=== Written task ===
From the entries that follow, reproduce exactly and only the lines from the line with "Reproduce this chart" to the line with "foot_right_y = [-0.274, -0.194]", endpoints included.
# Information shown start
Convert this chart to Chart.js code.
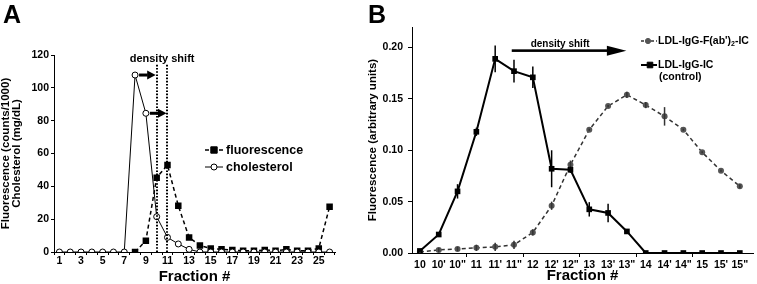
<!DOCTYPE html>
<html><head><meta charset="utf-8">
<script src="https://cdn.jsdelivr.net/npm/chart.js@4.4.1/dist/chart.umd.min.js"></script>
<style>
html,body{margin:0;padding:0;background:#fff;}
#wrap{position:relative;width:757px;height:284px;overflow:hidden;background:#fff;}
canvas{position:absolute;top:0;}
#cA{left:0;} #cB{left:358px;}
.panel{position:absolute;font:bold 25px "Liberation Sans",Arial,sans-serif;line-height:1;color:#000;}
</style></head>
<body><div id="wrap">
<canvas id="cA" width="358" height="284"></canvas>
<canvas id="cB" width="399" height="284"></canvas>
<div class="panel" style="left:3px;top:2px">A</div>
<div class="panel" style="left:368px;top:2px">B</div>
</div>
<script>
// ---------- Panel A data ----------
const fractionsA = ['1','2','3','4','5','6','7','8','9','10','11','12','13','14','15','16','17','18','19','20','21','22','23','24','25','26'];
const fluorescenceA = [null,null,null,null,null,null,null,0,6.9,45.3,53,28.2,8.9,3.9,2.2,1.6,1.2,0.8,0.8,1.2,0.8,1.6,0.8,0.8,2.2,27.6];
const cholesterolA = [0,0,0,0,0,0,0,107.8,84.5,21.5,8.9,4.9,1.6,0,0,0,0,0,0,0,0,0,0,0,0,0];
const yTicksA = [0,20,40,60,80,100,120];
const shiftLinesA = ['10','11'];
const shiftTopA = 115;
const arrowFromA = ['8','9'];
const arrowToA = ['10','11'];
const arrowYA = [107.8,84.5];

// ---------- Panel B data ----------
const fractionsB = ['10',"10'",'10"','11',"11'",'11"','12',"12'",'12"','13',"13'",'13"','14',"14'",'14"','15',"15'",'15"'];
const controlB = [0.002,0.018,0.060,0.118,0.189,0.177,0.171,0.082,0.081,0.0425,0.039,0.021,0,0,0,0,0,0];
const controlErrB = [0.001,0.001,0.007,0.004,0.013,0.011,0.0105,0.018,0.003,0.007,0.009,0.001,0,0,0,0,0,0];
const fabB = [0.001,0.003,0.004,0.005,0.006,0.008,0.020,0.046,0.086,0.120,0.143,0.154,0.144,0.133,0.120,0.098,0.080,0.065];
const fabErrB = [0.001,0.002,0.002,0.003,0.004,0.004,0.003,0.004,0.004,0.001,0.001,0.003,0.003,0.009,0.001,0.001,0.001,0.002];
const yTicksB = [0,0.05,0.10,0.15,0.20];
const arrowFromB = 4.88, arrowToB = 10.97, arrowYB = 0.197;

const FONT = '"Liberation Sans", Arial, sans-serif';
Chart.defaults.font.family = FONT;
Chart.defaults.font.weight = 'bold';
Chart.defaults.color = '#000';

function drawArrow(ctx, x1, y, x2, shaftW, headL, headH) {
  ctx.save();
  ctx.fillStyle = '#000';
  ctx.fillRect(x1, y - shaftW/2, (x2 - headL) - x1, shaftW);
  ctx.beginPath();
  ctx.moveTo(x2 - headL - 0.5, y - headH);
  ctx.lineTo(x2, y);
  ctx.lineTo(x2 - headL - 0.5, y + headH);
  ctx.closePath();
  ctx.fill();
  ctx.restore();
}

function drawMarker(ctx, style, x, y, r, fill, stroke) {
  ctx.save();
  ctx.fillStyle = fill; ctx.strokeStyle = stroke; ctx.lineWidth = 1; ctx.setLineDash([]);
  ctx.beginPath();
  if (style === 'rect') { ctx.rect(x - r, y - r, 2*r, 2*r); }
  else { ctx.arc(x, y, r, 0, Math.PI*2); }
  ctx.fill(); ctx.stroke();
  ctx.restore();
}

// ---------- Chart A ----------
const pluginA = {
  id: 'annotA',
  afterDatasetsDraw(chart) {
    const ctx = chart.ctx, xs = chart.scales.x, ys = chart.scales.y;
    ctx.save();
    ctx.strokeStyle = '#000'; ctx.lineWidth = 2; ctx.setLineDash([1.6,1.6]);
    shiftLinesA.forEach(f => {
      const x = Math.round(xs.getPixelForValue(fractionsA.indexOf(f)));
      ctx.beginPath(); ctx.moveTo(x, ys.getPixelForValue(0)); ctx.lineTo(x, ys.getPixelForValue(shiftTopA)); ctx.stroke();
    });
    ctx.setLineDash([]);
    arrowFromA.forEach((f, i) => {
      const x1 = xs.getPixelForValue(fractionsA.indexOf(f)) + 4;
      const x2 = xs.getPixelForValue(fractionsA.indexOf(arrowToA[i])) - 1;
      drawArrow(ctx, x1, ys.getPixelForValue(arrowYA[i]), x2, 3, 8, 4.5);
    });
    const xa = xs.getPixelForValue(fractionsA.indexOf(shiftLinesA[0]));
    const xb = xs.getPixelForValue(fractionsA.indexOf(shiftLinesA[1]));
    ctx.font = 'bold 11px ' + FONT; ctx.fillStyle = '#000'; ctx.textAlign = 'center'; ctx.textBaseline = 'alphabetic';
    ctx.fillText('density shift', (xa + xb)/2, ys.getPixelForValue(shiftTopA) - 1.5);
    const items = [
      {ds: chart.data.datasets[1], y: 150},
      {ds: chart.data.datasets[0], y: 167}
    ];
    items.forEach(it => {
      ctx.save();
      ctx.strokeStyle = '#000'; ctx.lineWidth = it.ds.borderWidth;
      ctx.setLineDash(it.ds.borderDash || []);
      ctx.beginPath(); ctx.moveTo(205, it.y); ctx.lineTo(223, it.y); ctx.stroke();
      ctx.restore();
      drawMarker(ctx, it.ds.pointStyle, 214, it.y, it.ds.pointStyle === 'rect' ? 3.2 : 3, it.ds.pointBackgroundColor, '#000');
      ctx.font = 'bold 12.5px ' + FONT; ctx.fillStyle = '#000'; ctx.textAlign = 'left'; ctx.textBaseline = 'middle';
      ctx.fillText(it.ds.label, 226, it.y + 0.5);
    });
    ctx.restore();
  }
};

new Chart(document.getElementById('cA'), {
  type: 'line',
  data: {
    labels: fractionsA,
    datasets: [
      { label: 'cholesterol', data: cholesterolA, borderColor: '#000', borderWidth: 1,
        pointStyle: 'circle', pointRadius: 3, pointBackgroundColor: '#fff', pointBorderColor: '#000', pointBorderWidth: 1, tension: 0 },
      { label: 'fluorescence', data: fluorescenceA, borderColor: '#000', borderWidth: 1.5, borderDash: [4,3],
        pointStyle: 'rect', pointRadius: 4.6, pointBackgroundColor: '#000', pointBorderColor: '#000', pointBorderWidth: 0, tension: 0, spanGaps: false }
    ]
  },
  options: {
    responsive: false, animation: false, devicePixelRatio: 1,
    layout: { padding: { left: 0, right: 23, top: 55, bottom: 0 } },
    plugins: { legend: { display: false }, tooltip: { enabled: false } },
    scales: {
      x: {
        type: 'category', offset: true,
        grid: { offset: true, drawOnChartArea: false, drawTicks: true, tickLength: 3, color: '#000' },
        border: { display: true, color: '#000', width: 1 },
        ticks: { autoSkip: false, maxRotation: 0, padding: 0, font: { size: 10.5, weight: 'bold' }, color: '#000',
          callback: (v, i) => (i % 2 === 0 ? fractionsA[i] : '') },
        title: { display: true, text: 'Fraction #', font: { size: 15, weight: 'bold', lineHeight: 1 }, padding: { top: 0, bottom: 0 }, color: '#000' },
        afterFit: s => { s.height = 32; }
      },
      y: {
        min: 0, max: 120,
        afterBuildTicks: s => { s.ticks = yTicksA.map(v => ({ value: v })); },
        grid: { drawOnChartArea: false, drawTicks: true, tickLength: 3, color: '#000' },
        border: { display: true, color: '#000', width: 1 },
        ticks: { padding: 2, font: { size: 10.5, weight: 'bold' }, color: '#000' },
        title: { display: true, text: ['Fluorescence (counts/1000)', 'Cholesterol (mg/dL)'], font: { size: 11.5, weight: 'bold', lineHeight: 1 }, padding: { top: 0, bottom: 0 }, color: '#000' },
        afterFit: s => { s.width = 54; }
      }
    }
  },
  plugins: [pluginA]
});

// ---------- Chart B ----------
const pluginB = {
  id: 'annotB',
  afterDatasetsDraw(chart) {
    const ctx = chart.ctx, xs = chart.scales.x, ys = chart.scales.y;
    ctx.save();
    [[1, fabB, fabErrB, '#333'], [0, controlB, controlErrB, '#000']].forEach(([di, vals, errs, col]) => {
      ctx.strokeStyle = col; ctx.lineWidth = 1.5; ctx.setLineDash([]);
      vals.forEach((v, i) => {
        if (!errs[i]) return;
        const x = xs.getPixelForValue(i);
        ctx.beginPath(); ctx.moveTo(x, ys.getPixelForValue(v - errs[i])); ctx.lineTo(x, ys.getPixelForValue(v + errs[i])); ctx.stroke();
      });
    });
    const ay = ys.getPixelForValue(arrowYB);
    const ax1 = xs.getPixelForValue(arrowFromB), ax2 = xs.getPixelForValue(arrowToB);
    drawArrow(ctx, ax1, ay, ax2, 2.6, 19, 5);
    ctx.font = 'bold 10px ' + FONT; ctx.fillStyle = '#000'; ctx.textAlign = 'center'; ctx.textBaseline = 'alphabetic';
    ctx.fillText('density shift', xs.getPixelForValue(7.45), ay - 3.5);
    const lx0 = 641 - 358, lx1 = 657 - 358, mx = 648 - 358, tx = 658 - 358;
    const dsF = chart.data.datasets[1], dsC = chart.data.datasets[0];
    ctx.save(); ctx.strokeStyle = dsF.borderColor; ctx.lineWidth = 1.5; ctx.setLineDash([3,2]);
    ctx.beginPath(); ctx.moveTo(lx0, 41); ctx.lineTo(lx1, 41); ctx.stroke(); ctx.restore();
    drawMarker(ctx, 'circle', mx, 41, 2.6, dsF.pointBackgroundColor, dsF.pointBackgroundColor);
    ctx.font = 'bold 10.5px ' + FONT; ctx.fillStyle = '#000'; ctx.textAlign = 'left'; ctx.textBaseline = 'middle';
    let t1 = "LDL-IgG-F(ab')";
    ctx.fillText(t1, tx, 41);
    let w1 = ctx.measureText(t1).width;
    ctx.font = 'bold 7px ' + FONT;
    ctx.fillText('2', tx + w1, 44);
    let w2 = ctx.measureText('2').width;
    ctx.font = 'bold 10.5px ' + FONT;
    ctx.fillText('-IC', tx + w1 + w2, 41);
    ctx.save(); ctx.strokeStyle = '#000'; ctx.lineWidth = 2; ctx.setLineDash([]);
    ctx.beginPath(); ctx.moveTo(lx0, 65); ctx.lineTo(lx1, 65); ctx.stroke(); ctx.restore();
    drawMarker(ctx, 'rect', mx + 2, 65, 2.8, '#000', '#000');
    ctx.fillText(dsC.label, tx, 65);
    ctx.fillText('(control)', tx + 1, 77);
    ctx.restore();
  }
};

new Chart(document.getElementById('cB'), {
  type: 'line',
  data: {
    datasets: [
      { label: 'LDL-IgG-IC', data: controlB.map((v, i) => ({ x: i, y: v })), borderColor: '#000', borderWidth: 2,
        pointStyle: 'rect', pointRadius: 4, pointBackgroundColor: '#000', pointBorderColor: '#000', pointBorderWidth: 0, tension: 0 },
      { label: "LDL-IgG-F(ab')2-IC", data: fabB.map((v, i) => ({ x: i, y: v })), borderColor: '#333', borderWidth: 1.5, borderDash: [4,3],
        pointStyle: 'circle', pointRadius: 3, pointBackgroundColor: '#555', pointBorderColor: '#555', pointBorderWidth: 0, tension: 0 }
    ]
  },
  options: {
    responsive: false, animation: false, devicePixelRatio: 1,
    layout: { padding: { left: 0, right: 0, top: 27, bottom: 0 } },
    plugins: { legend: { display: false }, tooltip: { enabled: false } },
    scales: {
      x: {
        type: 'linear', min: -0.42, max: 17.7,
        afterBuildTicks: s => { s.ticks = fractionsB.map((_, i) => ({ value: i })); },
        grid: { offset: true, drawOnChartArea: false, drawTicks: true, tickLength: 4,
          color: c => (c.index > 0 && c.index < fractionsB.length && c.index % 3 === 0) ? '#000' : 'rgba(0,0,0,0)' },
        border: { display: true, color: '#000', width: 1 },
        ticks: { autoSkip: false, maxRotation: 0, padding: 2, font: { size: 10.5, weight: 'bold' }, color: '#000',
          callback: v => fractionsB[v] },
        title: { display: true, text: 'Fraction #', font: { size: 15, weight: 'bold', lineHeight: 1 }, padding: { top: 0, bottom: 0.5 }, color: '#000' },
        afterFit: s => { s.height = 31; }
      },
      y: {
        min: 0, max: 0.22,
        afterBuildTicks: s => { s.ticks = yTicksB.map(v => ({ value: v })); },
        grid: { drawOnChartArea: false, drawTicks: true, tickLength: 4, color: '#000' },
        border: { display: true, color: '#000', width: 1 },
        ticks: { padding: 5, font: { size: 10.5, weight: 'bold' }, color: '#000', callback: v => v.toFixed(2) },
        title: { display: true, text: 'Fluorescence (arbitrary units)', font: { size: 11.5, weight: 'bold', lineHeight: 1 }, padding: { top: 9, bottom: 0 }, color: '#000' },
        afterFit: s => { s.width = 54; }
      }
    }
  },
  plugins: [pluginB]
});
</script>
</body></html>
# Information shown end
# Information shown start
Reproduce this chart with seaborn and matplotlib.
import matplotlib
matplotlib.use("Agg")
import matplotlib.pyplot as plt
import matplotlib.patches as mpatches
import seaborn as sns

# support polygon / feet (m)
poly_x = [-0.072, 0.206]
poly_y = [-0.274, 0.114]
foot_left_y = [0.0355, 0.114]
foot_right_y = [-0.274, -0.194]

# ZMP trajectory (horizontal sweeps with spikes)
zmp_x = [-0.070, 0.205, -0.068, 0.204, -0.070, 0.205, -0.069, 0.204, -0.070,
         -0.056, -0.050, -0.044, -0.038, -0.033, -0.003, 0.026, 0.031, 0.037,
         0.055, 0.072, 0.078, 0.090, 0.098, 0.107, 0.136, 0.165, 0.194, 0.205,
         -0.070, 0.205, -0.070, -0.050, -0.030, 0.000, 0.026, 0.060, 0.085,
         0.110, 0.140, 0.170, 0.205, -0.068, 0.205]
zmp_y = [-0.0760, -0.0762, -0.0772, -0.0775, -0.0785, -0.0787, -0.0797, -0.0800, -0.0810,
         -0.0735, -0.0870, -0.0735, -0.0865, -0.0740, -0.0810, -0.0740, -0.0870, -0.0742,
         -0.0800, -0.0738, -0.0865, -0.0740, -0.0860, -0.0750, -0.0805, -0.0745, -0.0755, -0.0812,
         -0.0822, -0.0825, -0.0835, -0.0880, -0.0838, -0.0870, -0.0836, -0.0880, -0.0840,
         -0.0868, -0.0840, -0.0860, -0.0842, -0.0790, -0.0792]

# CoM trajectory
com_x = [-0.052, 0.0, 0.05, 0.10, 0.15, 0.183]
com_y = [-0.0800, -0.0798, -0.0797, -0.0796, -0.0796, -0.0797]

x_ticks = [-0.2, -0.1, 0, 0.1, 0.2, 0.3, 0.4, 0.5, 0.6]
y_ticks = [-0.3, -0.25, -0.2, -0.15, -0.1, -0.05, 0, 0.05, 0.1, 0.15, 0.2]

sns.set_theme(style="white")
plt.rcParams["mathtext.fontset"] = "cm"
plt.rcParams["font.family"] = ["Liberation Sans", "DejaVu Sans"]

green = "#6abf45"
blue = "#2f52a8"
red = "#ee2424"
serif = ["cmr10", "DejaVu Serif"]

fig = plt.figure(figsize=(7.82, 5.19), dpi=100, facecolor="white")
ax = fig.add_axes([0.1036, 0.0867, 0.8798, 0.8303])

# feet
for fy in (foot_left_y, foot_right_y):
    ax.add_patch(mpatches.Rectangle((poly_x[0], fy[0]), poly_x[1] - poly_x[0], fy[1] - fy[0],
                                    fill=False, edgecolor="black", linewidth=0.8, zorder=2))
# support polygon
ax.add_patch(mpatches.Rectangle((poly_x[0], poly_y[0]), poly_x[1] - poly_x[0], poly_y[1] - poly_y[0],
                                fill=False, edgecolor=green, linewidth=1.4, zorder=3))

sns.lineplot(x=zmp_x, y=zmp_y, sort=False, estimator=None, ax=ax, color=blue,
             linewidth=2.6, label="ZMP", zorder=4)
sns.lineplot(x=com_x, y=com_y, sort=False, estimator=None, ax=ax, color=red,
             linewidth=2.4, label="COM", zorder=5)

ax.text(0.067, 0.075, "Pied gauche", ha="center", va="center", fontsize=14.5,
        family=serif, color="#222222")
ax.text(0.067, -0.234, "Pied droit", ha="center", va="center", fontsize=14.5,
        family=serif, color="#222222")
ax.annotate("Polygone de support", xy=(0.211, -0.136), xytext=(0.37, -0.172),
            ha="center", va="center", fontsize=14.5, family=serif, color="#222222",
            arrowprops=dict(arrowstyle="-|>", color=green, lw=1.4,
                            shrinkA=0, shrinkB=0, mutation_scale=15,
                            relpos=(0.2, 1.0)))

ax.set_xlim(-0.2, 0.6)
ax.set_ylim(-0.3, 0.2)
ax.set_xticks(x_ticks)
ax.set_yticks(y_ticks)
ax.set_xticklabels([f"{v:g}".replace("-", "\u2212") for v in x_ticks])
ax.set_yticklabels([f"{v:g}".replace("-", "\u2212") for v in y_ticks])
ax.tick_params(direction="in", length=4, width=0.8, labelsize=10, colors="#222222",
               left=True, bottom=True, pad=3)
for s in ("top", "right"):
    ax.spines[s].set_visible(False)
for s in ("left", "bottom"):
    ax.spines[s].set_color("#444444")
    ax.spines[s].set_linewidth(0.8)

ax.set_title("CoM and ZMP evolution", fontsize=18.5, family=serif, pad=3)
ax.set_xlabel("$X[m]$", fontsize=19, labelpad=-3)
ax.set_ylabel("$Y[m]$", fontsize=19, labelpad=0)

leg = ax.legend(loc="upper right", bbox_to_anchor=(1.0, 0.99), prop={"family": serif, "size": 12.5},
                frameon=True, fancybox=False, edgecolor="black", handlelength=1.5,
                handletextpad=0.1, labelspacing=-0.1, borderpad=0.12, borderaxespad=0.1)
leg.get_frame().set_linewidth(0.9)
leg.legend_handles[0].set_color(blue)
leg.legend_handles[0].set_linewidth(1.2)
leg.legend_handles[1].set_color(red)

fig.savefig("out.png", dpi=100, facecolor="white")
# Information shown end
=== Solution for this problem ===
Reproduce this chart with seaborn and matplotlib.
import matplotlib
matplotlib.use("Agg")
import matplotlib.pyplot as plt
import matplotlib.patches as mpatches
import seaborn as sns

# support polygon / feet (m)
poly_x = [-0.072, 0.206]
poly_y = [-0.274, 0.114]
foot_left_y = [0.0355, 0.114]
foot_right_y = [-0.274, -0.194]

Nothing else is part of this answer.